## Stated problem:
Restate the data below word for word. Skip any images it contains.

## Data lines:

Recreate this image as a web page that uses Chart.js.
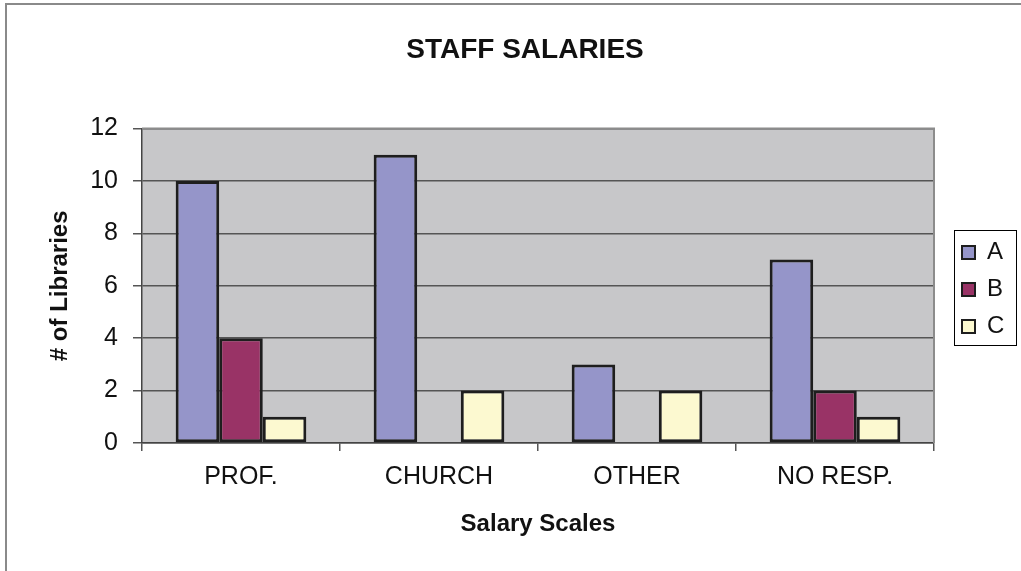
<!DOCTYPE html>
<html>
<head>
<meta charset="utf-8">
<script src="https://cdn.jsdelivr.net/npm/chart.js@4.4.1/dist/chart.umd.min.js"></script>
<style>
  html, body { margin: 0; padding: 0; background: #fff; }
  #wrap { position: relative; width: 1021px; height: 571px; }
</style>
</head>
<body>
<div id="wrap"><canvas id="salaryChart" width="1021" height="571"></canvas></div>
<script>
// données
var categories = ['PROF.', 'CHURCH', 'OTHER', 'NO RESP.'];
var seriesA = [10, 11, 3, 7];
var seriesB = [4, 0, 0, 2];
var seriesC = [1, 2, 2, 1];
var yTicks = [0, 2, 4, 6, 8, 10, 12];

var FONT = "'Liberation Sans', Arial, sans-serif";

// fond gris de la zone de tracé + cadre extérieur + cadre de la légende
var decorPlugin = {
  id: 'decor',
  beforeLayout: function (chart) {
    var lg = chart.legend;
    if (lg && !lg._patched) {
      var fit = lg.fit.bind(lg);
      lg.fit = function () { fit(); this.width = 83; };
      lg._patched = true;
    }
  },
  afterLayout: function (chart) {
    var lg = chart.legend;
    if (lg) {
      lg._boxLeft = lg.left + 20;
      lg.left += 15;
      lg.top += 4;
      lg.bottom += 4;
    }
  },
  beforeDraw: function (chart) {
    var ctx = chart.ctx, a = chart.chartArea;
    ctx.save();
    ctx.fillStyle = '#fff';
    ctx.fillRect(0, 0, chart.width, chart.height);
    ctx.fillStyle = '#C7C7C9';
    ctx.fillRect(a.left, a.top, a.right - a.left, a.bottom - a.top);
    // cadre extérieur (seuls les bords haut et gauche sont visibles)
    ctx.strokeStyle = '#8a8a8a';
    ctx.lineWidth = 2;
    ctx.beginPath();
    ctx.moveTo(6, chart.height + 5);
    ctx.lineTo(6, 4);
    ctx.lineTo(chart.width + 5, 4);
    ctx.stroke();
    ctx.restore();
  },
  afterDraw: function (chart) {
    var ctx = chart.ctx, a = chart.chartArea, lg = chart.legend;
    ctx.save();
    // bords haut et droit de la zone de tracé
    ctx.strokeStyle = '#8c8c8c';
    ctx.lineWidth = 2;
    ctx.beginPath();
    ctx.moveTo(a.left, a.top);
    ctx.lineTo(a.right, a.top);
    ctx.lineTo(a.right, a.bottom);
    ctx.stroke();
    // cadre de la légende
    var hb = lg.legendHitBoxes;
    if (hb && hb.length) {
      var top = hb[0].top, bottom = hb[hb.length - 1].top + hb[hb.length - 1].height;
      var left = Math.round(lg._boxLeft);
      ctx.strokeStyle = '#000';
      ctx.lineWidth = 1;
      ctx.strokeRect(left + 0.5, Math.round(top - 11) + 0.5,
        Math.round(lg.right - 1 - left), Math.round(bottom - top + 17));
    }
    ctx.restore();
  }
};

var data = {
  labels: categories,
  datasets: [
    { label: 'A', data: seriesA, backgroundColor: '#9595C9' },
    { label: 'B', data: seriesB, backgroundColor: '#993366' },
    { label: 'C', data: seriesC, backgroundColor: '#FCF9D0' }
  ]
};
data.datasets.forEach(function (d) {
  d.borderColor = '#1e1e1e';
  d.borderWidth = 3;
  d.borderSkipped = false;
  d.categoryPercentage = 0.66;
  d.barPercentage = 1.0;
});

var options = {
  responsive: false,
  animation: false,
  layout: { padding: { left: 33, right: 4, top: 0, bottom: 0 } },
  plugins: {
    title: {
      display: true,
      text: 'STAFF SALARIES',
      color: '#111',
      font: { family: FONT, size: 28, weight: 'bold' },
      padding: { top: 33, bottom: 62 }
    },
    legend: {
      position: 'right',
      labels: {
        color: '#111',
        font: { family: FONT, size: 24 },
        boxWidth: 13,
        boxHeight: 13,
        padding: 13,
        generateLabels: function (chart) {
          return chart.data.datasets.map(function (d, i) {
            return {
              text: d.label, fillStyle: d.backgroundColor, strokeStyle: '#1e1e1e',
              lineWidth: 2, datasetIndex: i, fontColor: '#111'
            };
          });
        }
      }
    },
    tooltip: { enabled: false }
  },
  scales: {
    x: {
      offset: true,
      grid: { offset: true, drawOnChartArea: false, color: '#555', lineWidth: 1.5, tickLength: 8 },
      border: { color: '#444', width: 1.5 },
      ticks: { color: '#111', font: { family: FONT, size: 25 }, padding: 11, maxRotation: 0 },
      title: {
        display: true, text: 'Salary Scales', color: '#111',
        font: { family: FONT, size: 24, weight: 'bold' }, padding: { top: 32, bottom: 32 }
      },
      afterFit: function (s) { s.height = 128; }
    },
    y: {
      min: 0,
      max: 12,
      afterBuildTicks: function (s) { s.ticks = yTicks.map(function (v) { return { value: v }; }); },
      grid: { color: '#555', lineWidth: 1.5, tickLength: 9 },
      border: { color: '#444', width: 1.5 },
      ticks: { color: '#111', font: { family: FONT, size: 25 }, padding: 15 },
      title: {
        display: true, text: '# of Libraries', color: '#111',
        font: { family: FONT, size: 24, weight: 'bold' }, padding: { top: 13, bottom: 13 }
      },
      afterFit: function (s) { s.width = 109; }
    }
  }
};

new Chart(document.getElementById('salaryChart'), {
  type: 'bar',
  data: data,
  options: options,
  plugins: [decorPlugin]
});
</script>
</body>
</html>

## Task result:
Recreate this image as a web page that uses Chart.js.
<!DOCTYPE html>
<html>
<head>
<meta charset="utf-8">
<script src="https://cdn.jsdelivr.net/npm/chart.js@4.4.1/dist/chart.umd.min.js"></script>
<style>
  html, body { margin: 0; padding: 0; background: #fff; }
  #wrap { position: relative; width: 1021px; height: 571px; }
</style>
</head>
<body>
<div id="wrap"><canvas id="salaryChart" width="1021" height="571"></canvas></div>
<script>
// données
var categories = ['PROF.', 'CHURCH', 'OTHER', 'NO RESP.'];
var seriesA = [10, 11, 3, 7];
var seriesB = [4, 0, 0, 2];
var seriesC = [1, 2, 2, 1];
var yTicks = [0, 2, 4, 6, 8, 10, 12];

var FONT = "'Liberation Sans', Arial, sans-serif";

// fond gris de la zone de tracé + cadre extérieur + cadre de la légende
var decorPlugin = {
  id: 'decor',
  beforeLayout: function (chart) {
    var lg = chart.legend;
    if (lg && !lg._patched) {
      var fit = lg.fit.bind(lg);
      lg.fit = function () { fit(); this.width = 83; };
      lg._patched = true;
    }
  },
  afterLayout: function (chart) {
    var lg = chart.legend;
    if (lg) {
      lg._boxLeft = lg.left + 20;
      lg.left += 15;
      lg.top += 4;
      lg.bottom += 4;
    }
  },
  beforeDraw: function (chart) {
    var ctx = chart.ctx, a = chart.chartArea;
    ctx.save();
    ctx.fillStyle = '#fff';
    ctx.fillRect(0, 0, chart.width, chart.height);
    ctx.fillStyle = '#C7C7C9';
    ctx.fillRect(a.left, a.top, a.right - a.left, a.bottom - a.top);
    // cadre extérieur (seuls les bords haut et gauche sont visibles)
    ctx.strokeStyle = '#8a8a8a';
    ctx.lineWidth = 2;
    ctx.beginPath();
    ctx.moveTo(6, chart.height + 5);
    ctx.lineTo(6, 4);
    ctx.lineTo(chart.width + 5, 4);
    ctx.stroke();
    ctx.restore();
  },
  afterDraw: function (chart) {
    var ctx = chart.ctx, a = chart.chartArea, lg = chart.legend;
    ctx.save();
    // bords haut et droit de la zone de tracé
    ctx.strokeStyle = '#8c8c8c';
    ctx.lineWidth = 2;
    ctx.beginPath();
    ctx.moveTo(a.left, a.top);
    ctx.lineTo(a.right, a.top);
    ctx.lineTo(a.right, a.bottom);
    ctx.stroke();
    // cadre de la légende
    var hb = lg.legendHitBoxes;
    if (hb && hb.length) {
      var top = hb[0].top, bottom = hb[hb.length - 1].top + hb[hb.length - 1].height;
      var left = Math.round(lg._boxLeft);
      ctx.strokeStyle = '#000';
      ctx.lineWidth = 1;
      ctx.strokeRect(left + 0.5, Math.round(top - 11) + 0.5,
        Math.round(lg.right - 1 - left), Math.round(bottom - top + 17));
    }
    ctx.restore();
  }
};

var data = {
  labels: categories,
  datasets: [
    { label: 'A', data: seriesA, backgroundColor: '#9595C9' },
    { label: 'B', data: seriesB, backgroundColor: '#993366' },
    { label: 'C', data: seriesC, backgroundColor: '#FCF9D0' }
  ]
};
data.datasets.forEach(function (d) {
  d.borderColor = '#1e1e1e';
  d.borderWidth = 3;
  d.borderSkipped = false;
  d.categoryPercentage = 0.66;
  d.barPercentage = 1.0;
});

var options = {
  responsive: false,
  animation: false,
  layout: { padding: { left: 33, right: 4, top: 0, bottom: 0 } },
  plugins: {
    title: {
      display: true,
      text: 'STAFF SALARIES',
      color: '#111',
      font: { family: FONT, size: 28, weight: 'bold' },
      padding: { top: 33, bottom: 62 }
    },
    legend: {
      position: 'right',
      labels: {
        color: '#111',
        font: { family: FONT, size: 24 },
        boxWidth: 13,
        boxHeight: 13,
        padding: 13,
        generateLabels: function (chart) {
          return chart.data.datasets.map(function (d, i) {
            return {
              text: d.label, fillStyle: d.backgroundColor, strokeStyle: '#1e1e1e',
              lineWidth: 2, datasetIndex: i, fontColor: '#111'
            };
          });
        }
      }
    },
    tooltip: { enabled: false }
  },
  scales: {
    x: {
      offset: true,
      grid: { offset: true, drawOnChartArea: false, color: '#555', lineWidth: 1.5, tickLength: 8 },
      border: { color: '#444', width: 1.5 },
      ticks: { color: '#111', font: { family: FONT, size: 25 }, padding: 11, maxRotation: 0 },
      title: {
        display: true, text: 'Salary Scales', color: '#111',
        font: { family: FONT, size: 24, weight: 'bold' }, padding: { top: 32, bottom: 32 }
      },
      afterFit: function (s) { s.height = 128; }
    },
    y: {
      min: 0,
      max: 12,
      afterBuildTicks: function (s) { s.ticks = yTicks.map(function (v) { return { value: v }; }); },
      grid: { color: '#555', lineWidth: 1.5, tickLength: 9 },
      border: { color: '#444', width: 1.5 },
      ticks: { color: '#111', font: { family: FONT, size: 25 }, padding: 15 },
      title: {
        display: true, text: '# of Libraries', color: '#111',
        font: { family: FONT, size: 24, weight: 'bold' }, padding: { top: 13, bottom: 13 }
      },
      afterFit: function (s) { s.width = 109; }
    }
  }
};

new Chart(document.getElementById('salaryChart'), {
  type: 'bar',
  data: data,
  options: options,
  plugins: [decorPlugin]
});
</script>
</body>
</html>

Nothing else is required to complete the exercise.